Changement de paradigme
Ce vote démontre « un changement de paradigme à l'oeuvre depuis quelques années déjà », résume une source néerlandaise. Dans un pays traditionnellement apôtre du libre-échange, le discours critique à l'égard du commerce a désormais le vent en poupe. Comme cela s'était constaté lors du débat autour du traité d'association avec l'Ukraine, puis autour de l'accord avec le Canada, la coalition des oppositions s'étoffe. Elle comprend des partis de droite souverainistes, des défenseurs du bien-être animal mais aussi des agriculteurs. Et surtout, depuis peu, le parti travailliste a changé de doctrine pour devenir, lui aussi, très critique sur les accords commerciaux. La question environnementale est au centre de leurs préoccupations.

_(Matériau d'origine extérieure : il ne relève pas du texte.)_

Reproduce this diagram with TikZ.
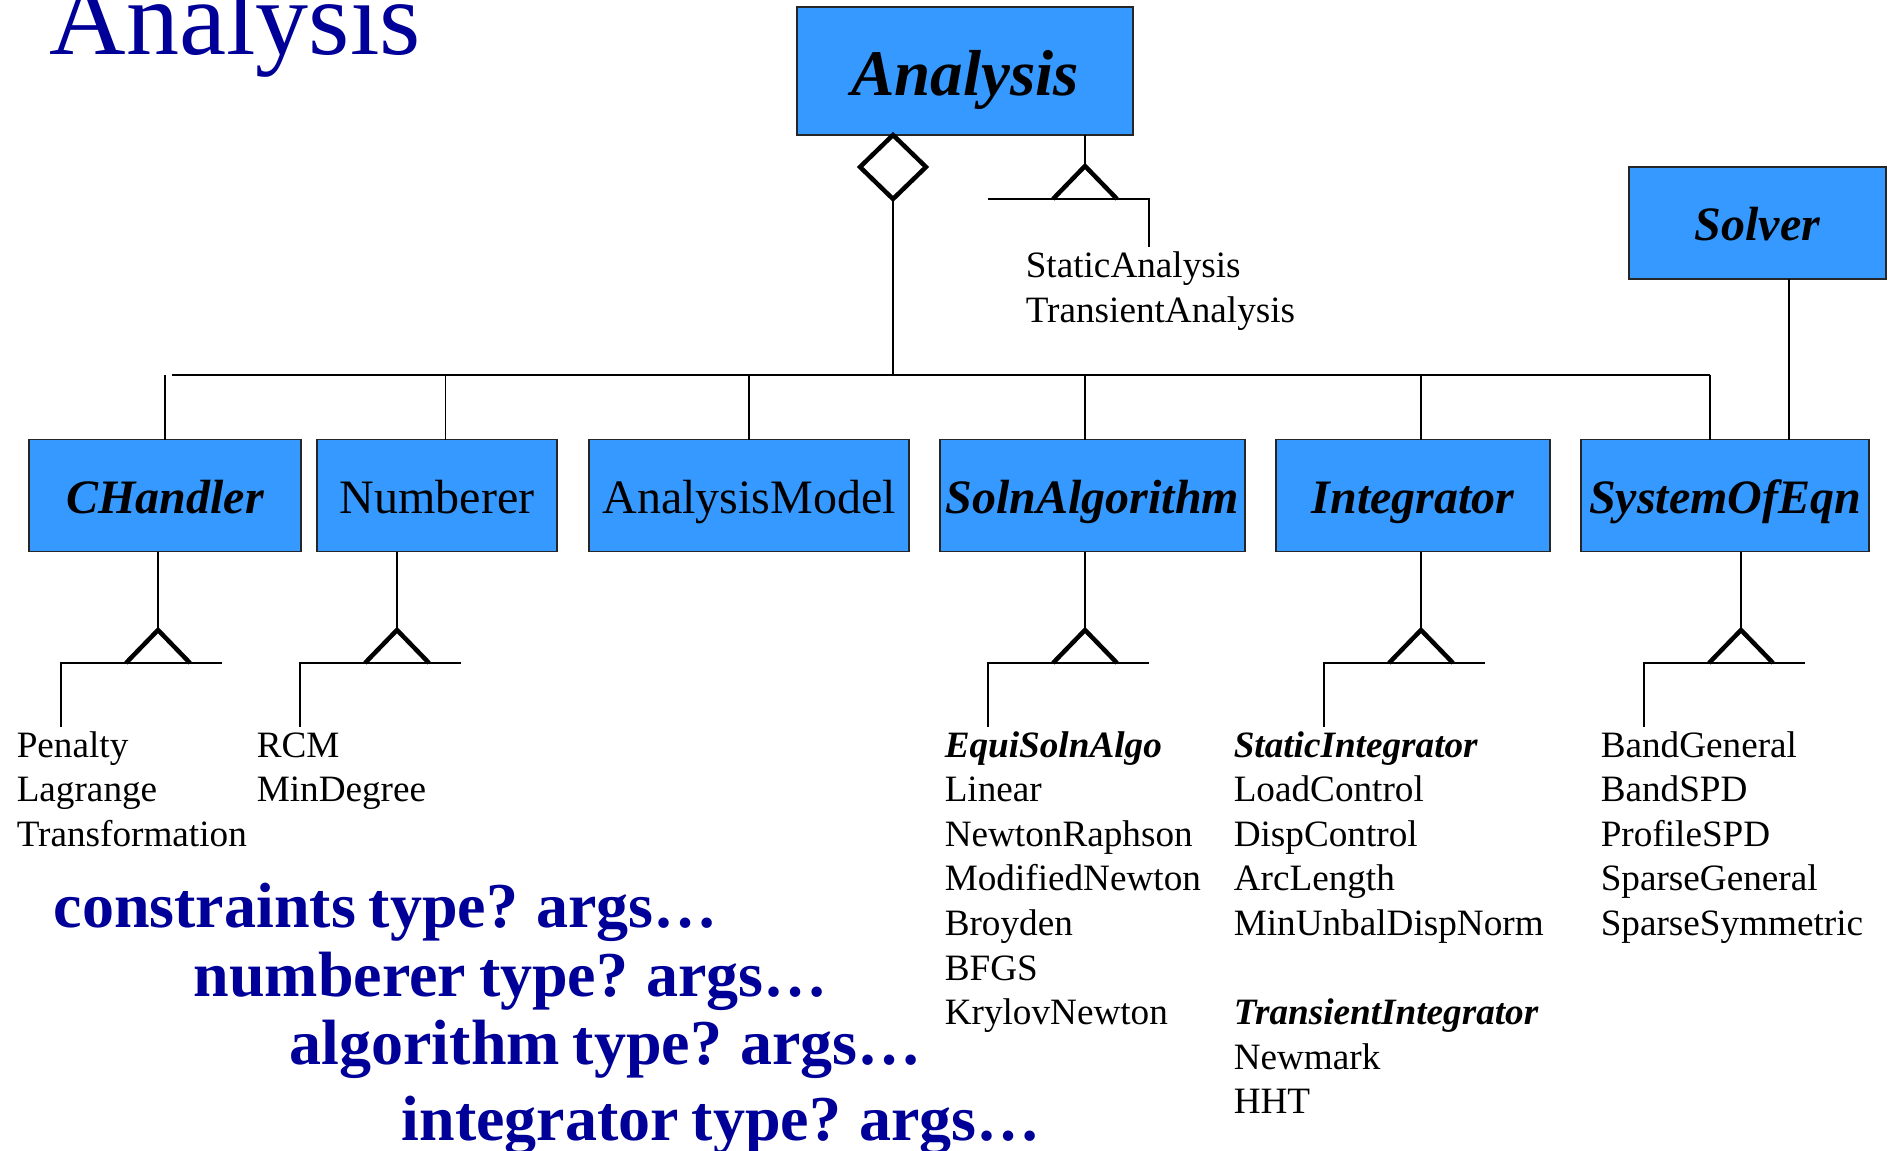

Seuls trois partis, au centre de l'échiquier, continuent à plaider la cause des accords internationaux - lesquels bénéficient économiquement au pays. « Le fait que même une nation commerçante tournée vers l'extérieur comme les Pays-Bas se détourne de plus en plus des accords de libre-échange négociés, montre comment les mouvements anti-libre-échange ont gagné en popularité en Europe au cours des cinq dernières années […] », confirme Raoul Leering, responsable de l'analyse du commerce international chez ING.
Renégocier l'accord ?
Reste à savoir ce que le gouvernement va faire dans cette situation. Alors que le processus européen n'est pas censé être finalisé avant la fin 2020, rien n'exclut par exemple qu'il soit légèrement décalé, jusqu'aux prochaines élections néerlandaises, en mars 2021…« Exiger que la Commission européenne renégocie un accord qui a nécessité vingt ans de discussions nuirait à la réputation du gouvernement néerlandais à Bruxelles et rencontrerait une résistance considérable dans la capitale européenne », avance Raoul Leering. Sauf si entre-temps, les Pays-Bas rallient à leur cause d'autres pays. En France, Emmanuel Macron n'avait pas caché son opposition au texte quelques jours après sa signature invoquant « les mensonges » de son homologue brésilien, Jair Bolsonaro, au sujet de la déforestation. Depuis, la situation ne s'est guère améliorée en Amazonie.